Sergey Levine speaks from a stage with a large screen projecting the Mars rover in the background
Sergey Levine speaks about using large datasets for reinforcement learning at the Center for Information Technology Research in the Interest of Society and the Banatao Institute (CITRIS) at UC Berkeley.
In this talk, Sergey Levine discusses how advances in offline reinforcement learning can enable machine learning systems to learn to make more optimal decisions from data. (Video by: CITRIS and the Banatao Institute)

On Wednesday, April 12, Sergey Levine , associate professor of electrical engineering and computer sciences and the leader of the Robotic AI & Learning (RAIL) Lab at UC Berkeley, delivered the second of four Distinguished Lectures on the Status and Future of AI, co-hosted by CITRIS Research Exchange and the Berkeley Artificial Intelligence Research Group (BAIR) .

Levine’s lecture examined algorithmic advances that can help machine learning systems retain both discernment and flexibility. By training machines with offline reinforcement learning (RL) methods, machines can solve problems in new environments by drawing on large sets of data and lessons previously learned while still maintaining the adaptability to introduce new behaviors, and thus new solutions.

As Levine explained, data-driven, or generative, AI techniques, such as the image generator DALL-E 2, are capable of producing seemingly human-made creations, while RL methods, such as the algorithms that control robots and beat humans at board games, can develop solutions that solve problems in unexpected ways. His research aims to discover how machine learning systems can adapt to unknown situations and make ideal decisions when faced with the full complexity of the real world.

Sergey Levine speaks from a stage with a large screen projecting the Mars rover in the background

Sergey Levine speaks about using large datasets for reinforcement learning at the Center for Information Technology Research in the Interest of Society and the Banatao Institute (CITRIS) at UC Berkeley.

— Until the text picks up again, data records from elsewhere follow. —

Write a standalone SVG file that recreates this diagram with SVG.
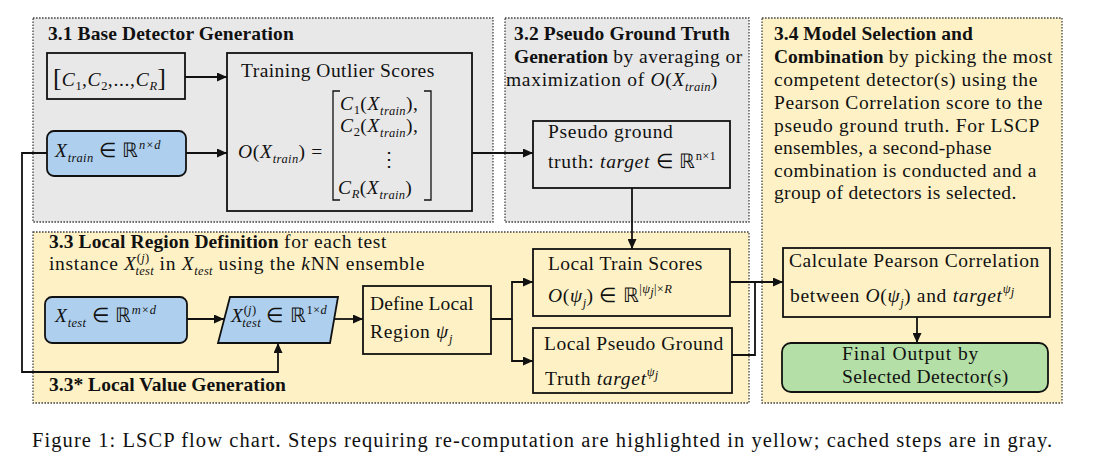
<svg xmlns="http://www.w3.org/2000/svg" width="1102" height="465" viewBox="0 0 1102 465" font-family="'Liberation Serif', 'Times New Roman', serif">
<style>
text{font-family:'Liberation Serif','Times New Roman',serif;font-size:19.5px;letter-spacing:0.7px;fill:#111}
.b{font-weight:bold;letter-spacing:0.2px}
.i{font-style:italic}
.s{font-size:12.5px;font-style:italic;letter-spacing:0.3px}
.sn{font-size:12.5px;letter-spacing:0.3px}
.grp{stroke:#444;stroke-width:1.3;stroke-dasharray:1.6 1.4}
.gray{fill:#e8e8e8}
.yel{fill:#fef1c6}
.node{stroke:#111;stroke-width:1.8}
.blue{fill:#aed0ee}
.green{fill:#b4dfa6}
.conn{fill:none;stroke:#111;stroke-width:1.8}
.brk{fill:none;stroke:#111;stroke-width:1.3}
.cap{font-size:20.5px;letter-spacing:0px}
</style>
<defs>
<marker id="arr" markerUnits="userSpaceOnUse" markerWidth="11" markerHeight="9" refX="10" refY="4.5" orient="auto">
<path d="M0,0 L10,4.5 L0,9 z" fill="#111"/>
</marker>
</defs>
<rect width="1102" height="465" fill="#ffffff"/>

<g id="regions">
<rect id="r31" class="grp gray" x="33" y="18" width="460" height="204"/>
<rect id="r32" class="grp gray" x="505" y="18" width="244" height="204"/>
<rect id="r34" class="grp yel" x="762" y="18" width="300" height="385"/>
<rect id="r33" class="grp yel" x="33" y="232" width="716" height="171"/>
</g>

<g id="region-labels">
<text x="48" y="40" class="b" textLength="246">3.1 Base Detector Generation</text>
<text x="514" y="40" class="b" textLength="216">3.2 Pseudo Ground Truth</text>
<text x="514" y="63" textLength="229"><tspan class="b">Generation</tspan> by averaging or</text>
<text x="506" y="86">maximization of <tspan class="i">O</tspan>(<tspan class="i">X</tspan><tspan class="s" dy="5">train</tspan><tspan dy="-5">)</tspan></text>
<text x="774" y="40" class="b" textLength="199">3.4 Model Selection and</text>
<text x="774" y="63" textLength="279"><tspan class="b">Combination</tspan> by picking the most</text>
<text x="774" y="86" textLength="264">competent detector(s) using the</text>
<text x="774" y="109" textLength="269">Pearson Correlation score to the</text>
<text x="774" y="132" textLength="266">pseudo ground truth. For LSCP</text>
<text x="774" y="154" textLength="218">ensembles, a second-phase</text>
<text x="774" y="177" textLength="263">combination is conducted and a</text>
<text x="774" y="199" textLength="243">group of detectors is selected.</text>
<text x="49" y="248" textLength="338"><tspan class="b">3.3 Local Region Definition</tspan> for each test</text>
<text x="49" y="270">instance <tspan class="i">X</tspan><tspan class="sn" dy="-8">(<tspan class="i">j</tspan>)</tspan><tspan class="s" dx="-14" dy="13">test</tspan><tspan dy="-5"> in </tspan><tspan class="i">X</tspan><tspan class="s" dy="5">test</tspan><tspan dy="-5"> using the </tspan><tspan class="i">k</tspan>NN ensemble</text>
<text x="49" y="391" class="b" textLength="237">3.3* Local Value Generation</text>
</g>

<g id="connectors">
<path class="conn" d="M185,77 H227" marker-end="url(#arr)"/>
<path class="conn" d="M186,153 H227" marker-end="url(#arr)"/>
<path class="conn" d="M472,153 H533" marker-end="url(#arr)"/>
<path class="conn" d="M632,188 V249" marker-end="url(#arr)"/>
<path class="conn" d="M47,153 H22 V372 H278 V343" marker-end="url(#arr)"/>
<path class="conn" d="M187,319 H224" marker-end="url(#arr)"/>
<path class="conn" d="M334,319 H363" marker-end="url(#arr)"/>
<path class="conn" d="M491,319 H512 V282 H533" marker-end="url(#arr)"/>
<path class="conn" d="M512,319 V361 H533" marker-end="url(#arr)"/>
<path class="conn" d="M730,282 H783" marker-end="url(#arr)"/>
<path class="conn" d="M732,355 H755 V282"/>
<path class="conn" d="M917,317 V343" marker-end="url(#arr)"/>
</g>

<g id="n-classifiers">
<rect class="node gray" x="47" y="53" width="138" height="46"/>
<text x="53" y="86"><tspan font-size="26" letter-spacing="0">[</tspan><tspan class="i">C</tspan><tspan class="sn" dy="4">1</tspan><tspan dy="-4">,</tspan><tspan class="i">C</tspan><tspan class="sn" dy="4">2</tspan><tspan dy="-4">,...,</tspan><tspan class="i">C</tspan><tspan class="s" dy="4">R</tspan><tspan dy="-4" font-size="26" letter-spacing="0">]</tspan></text>
</g>

<g id="n-xtrain">
<rect class="node blue" x="47" y="131" width="139" height="45" rx="7"/>
<text x="55" y="157"><tspan class="i">X</tspan><tspan class="s" dy="5">train</tspan><tspan dy="-5"> ∈ ℝ</tspan><tspan class="s" dy="-8">n×d</tspan></text>
</g>

<g id="n-training">
<rect class="node gray" x="227" y="53" width="245" height="158"/>
<text x="241" y="77" textLength="194">Training Outlier Scores</text>
<text x="238" y="158"><tspan class="i">O</tspan>(<tspan class="i">X</tspan><tspan class="s" dy="5">train</tspan><tspan dy="-5">) =</tspan></text>
<path class="brk" d="M340,91 H333 V200 H340 M424,91 H431 V200 H424"/>
<text x="340" y="110"><tspan class="i">C</tspan><tspan class="sn" dy="4">1</tspan><tspan dy="-4">(</tspan><tspan class="i">X</tspan><tspan class="s" dy="5">train</tspan><tspan dy="-5">),</tspan></text>
<text x="340" y="132"><tspan class="i">C</tspan><tspan class="sn" dy="4">2</tspan><tspan dy="-4">(</tspan><tspan class="i">X</tspan><tspan class="s" dy="5">train</tspan><tspan dy="-5">),</tspan></text>
<text x="379" y="166" font-size="16">⋮</text>
<text x="338" y="194"><tspan class="i">C</tspan><tspan class="s" dy="4">R</tspan><tspan dy="-4">(</tspan><tspan class="i">X</tspan><tspan class="s" dy="5">train</tspan><tspan dy="-5">)</tspan></text>
</g>

<g id="n-pseudo">
<rect class="node gray" x="533" y="121" width="197" height="67"/>
<text x="548" y="138">Pseudo ground</text>
<text x="548" y="168">truth: <tspan class="i">target</tspan> ∈ ℝ<tspan class="sn" dy="-8">n×1</tspan></text>
</g>

<g id="n-xtest">
<rect class="node blue" x="45" y="297" width="142" height="46" rx="7"/>
<text x="55" y="322"><tspan class="i">X</tspan><tspan class="s" dy="5">test</tspan><tspan dy="-5"> ∈ ℝ</tspan><tspan class="s" dy="-8">m×d</tspan></text>
</g>

<g id="n-xtestj">
<polygon class="node blue" points="230,297 338,297 330,343 218,343"/>
<text x="231" y="322"><tspan class="i">X</tspan><tspan class="sn" dy="-8">(<tspan class="i">j</tspan>)</tspan><tspan class="s" dx="-14" dy="13">test</tspan><tspan dy="-5"> ∈ ℝ</tspan><tspan class="sn" dy="-8">1×<tspan class="i">d</tspan></tspan></text>
</g>

<g id="n-define">
<rect class="node yel" x="363" y="286" width="128" height="68"/>
<text x="370" y="310" textLength="104">Define Local</text>
<text x="370" y="338">Region  <tspan class="i">ψ</tspan><tspan class="s" dy="5">j</tspan></text>
</g>

<g id="n-localtrain">
<rect class="node yel" x="533" y="249" width="197" height="67"/>
<text x="548" y="270" textLength="155">Local Train Scores</text>
<text x="548" y="302"><tspan class="i">O</tspan>(<tspan class="i">ψ</tspan><tspan class="s" dy="5">j</tspan><tspan dy="-5">) ∈ ℝ</tspan><tspan class="sn" dy="-9">|<tspan class="i">ψ</tspan><tspan class="s" dy="3">j</tspan><tspan dy="-3">|×</tspan><tspan class="i">R</tspan></tspan></text>
</g>

<g id="n-localpseudo">
<rect class="node yel" x="533" y="328" width="199" height="65"/>
<text x="544" y="350" textLength="180">Local Pseudo Ground</text>
<text x="545" y="385">Truth <tspan class="i">target</tspan><tspan class="s" dy="-9">ψ</tspan><tspan class="s" font-size="9" dy="3">j</tspan></text>
</g>

<g id="n-calc">
<rect class="node yel" x="783" y="248" width="267" height="69"/>
<text x="789" y="267" textLength="251">Calculate Pearson Correlation</text>
<text x="790" y="302">between <tspan class="i">O</tspan>(<tspan class="i">ψ</tspan><tspan class="s" dy="5">j</tspan><tspan dy="-5">) and </tspan><tspan class="i">target</tspan><tspan class="s" dy="-9">ψ</tspan><tspan class="s" font-size="9" dy="3">j</tspan></text>
</g>

<g id="n-final">
<rect class="node green" x="782" y="343" width="266" height="49" rx="9"/>
<text x="842" y="360" textLength="137">Final Output by</text>
<text x="842" y="383" textLength="167">Selected Detector(s)</text>
</g>

<text class="cap" x="32" y="447" textLength="1020">Figure 1: LSCP flow chart. Steps requiring re-computation are highlighted in yellow; cached steps are in gray.</text>
</svg>
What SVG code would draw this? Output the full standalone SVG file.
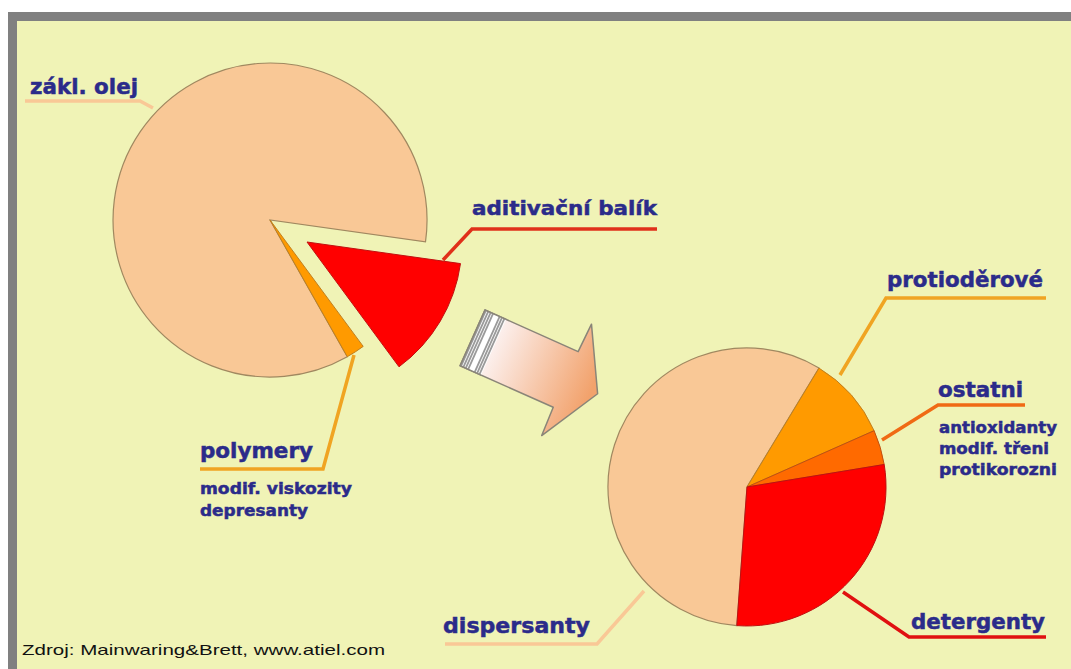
<svg xmlns="http://www.w3.org/2000/svg" width="1071" height="669" viewBox="0 0 1071 669">
<style>
.lbl{font-family:"DejaVu Sans","Liberation Sans",sans-serif;font-weight:bold;fill:#2b2b8a;stroke:#2b2b8a;stroke-width:0.5}
.big{font-size:21px}
.sm{font-size:16px}
.ln{fill:none;stroke-width:3.5;stroke-linejoin:miter;stroke-linecap:butt}
.peach{fill:#f9c896;stroke:#a08860;stroke-width:1.2}
.foot{font-family:"Liberation Sans",sans-serif;font-size:15px;fill:#111}
</style>
<defs>
<linearGradient id="ag" gradientUnits="userSpaceOnUse" x1="23" y1="0" x2="130" y2="0">
<stop offset="0" stop-color="#fcefec"/>
<stop offset="1" stop-color="#f2a26c"/>
</linearGradient>
</defs>
<rect x="0" y="0" width="1071" height="669" fill="#ffffff"/>
<rect x="8" y="12" width="1063" height="657" fill="#808080"/>
<rect x="17" y="21" width="1054" height="648" fill="#f0f3b6"/>

<g id="connectors">
<polyline class="ln" stroke="#f9c896" points="25,101 140,101 153,108"/>
<polyline class="ln" stroke="#e0301a" points="657,229 472,229 443,260"/>
<polyline class="ln" stroke="#f0a422" points="200,469 323,469 354,355"/>
<polyline class="ln" stroke="#f0a422" points="1046,298 886,298 840,375"/>
<polyline class="ln" stroke="#f06a14" points="1025,405 938,405 882,440"/>
<polyline class="ln" stroke="#e01010" points="1046,637 909,637 843,592"/>
<polyline class="ln" stroke="#f9c896" points="445,644 597,644 644,591"/>
</g>

<g id="pie-left">
<path class="peach" d="M270,220 L347.3,356.7 A157,157 0 1 1 425.5,241.9 Z"/>
<path d="M270,220 L363.2,346.4 A157,157 0 0 1 347.3,356.7 Z" fill="#ff9a00" stroke="#c08020" stroke-width="1"/>
<path d="M307,242 L460.5,263.6 A155,155 0 0 1 399,366.8 Z" fill="#ff0000" stroke="#c01010" stroke-width="1"/>
</g>

<g id="arrow" transform="translate(485,310) rotate(24.08)">
<polygon points="0,0 102,0 103,-30.5 137,30.5 103,91.5 102,61 0,61" fill="url(#ag)" stroke="#8a8578" stroke-width="1.5" stroke-linejoin="round"/>
<rect x="0" y="0" width="23" height="61" fill="#ffffff"/>
<g stroke="#9a9a9a" stroke-width="1.8">
<line x1="1" y1="0" x2="1" y2="61"/>
<line x1="3.6" y1="0" x2="3.6" y2="61"/>
<line x1="6.2" y1="0" x2="6.2" y2="61"/>
<line x1="8.8" y1="0" x2="8.8" y2="61"/>
<line x1="16" y1="0" x2="16" y2="61"/>
<line x1="18.6" y1="0" x2="18.6" y2="61"/>
<line x1="21.2" y1="0" x2="21.2" y2="61"/>
</g>
<polyline points="23,0 0,0 0,61 23,61" fill="none" stroke="#8a8578" stroke-width="1.5"/>
</g>

<g id="pie-right">
<path class="peach" d="M747,487 L736.8,625.6 A139,139 0 1 1 819,368.1 Z"/>
<path d="M747,487 L819,368.1 A139,139 0 0 1 874.1,430.7 Z" fill="#ff9a00" stroke="#c08020" stroke-width="1"/>
<path d="M747,487 L874.1,430.7 A139,139 0 0 1 884.2,464.5 Z" fill="#ff6a00" stroke="#c05010" stroke-width="1"/>
<path d="M747,487 L884.2,464.5 A139,139 0 0 1 736.8,625.6 Z" fill="#ff0000" stroke="#c01010" stroke-width="1"/>
</g>

<g id="label-zakl-olej"><text class="lbl" x="30" y="94" font-size="22" textLength="108" lengthAdjust="spacingAndGlyphs">zákl. olej</text></g>
<g id="label-aditivacni"><text class="lbl" x="472" y="215" font-size="20" textLength="185" lengthAdjust="spacingAndGlyphs">aditivační balík</text></g>
<g id="label-polymery">
<text class="lbl" x="200" y="458" font-size="21" textLength="113" lengthAdjust="spacingAndGlyphs">polymery</text>
<text class="lbl sm" x="200" y="494" textLength="152" lengthAdjust="spacingAndGlyphs">modif. viskozity</text>
<text class="lbl sm" x="200" y="516" textLength="108" lengthAdjust="spacingAndGlyphs">depresanty</text>
</g>
<g id="label-protioderove"><text class="lbl" x="887" y="287" font-size="21" textLength="156" lengthAdjust="spacingAndGlyphs">protioděrové</text></g>
<g id="label-ostatni">
<text class="lbl" x="938" y="397" font-size="21" textLength="85" lengthAdjust="spacingAndGlyphs">ostatni</text>
<text class="lbl sm" x="939" y="433" textLength="118" lengthAdjust="spacingAndGlyphs">antioxidanty</text>
<text class="lbl sm" x="939" y="454" textLength="110" lengthAdjust="spacingAndGlyphs">modif. třeni</text>
<text class="lbl sm" x="939" y="475" textLength="118" lengthAdjust="spacingAndGlyphs">protikorozni</text>
</g>
<g id="label-detergenty"><text class="lbl" x="911" y="629" font-size="21" textLength="134" lengthAdjust="spacingAndGlyphs">detergenty</text></g>
<g id="label-dispersanty"><text class="lbl" x="443" y="633" font-size="22" textLength="147" lengthAdjust="spacingAndGlyphs">dispersanty</text></g>
<g id="footer"><text class="foot" x="22" y="655" textLength="363" lengthAdjust="spacingAndGlyphs">Zdroj: Mainwaring&amp;Brett, www.atiel.com</text></g>
</svg>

“If we really want agents that are goal-directed, that have purpose, that can come up with inventive solutions, it’ll take more than just learning,” said Levine. “Learning is important, and the data is important, but the combination of learning and search is a really powerful recipe.

“Data without optimization doesn’t allow us to solve new problems in new ways. Optimization without data is hard to apply to the real world outside of simulators,” he said. “If we can get both of those things, maybe we can get closer to this space explorer robot and actually have it come up with novel solutions to new and unexpected problems.”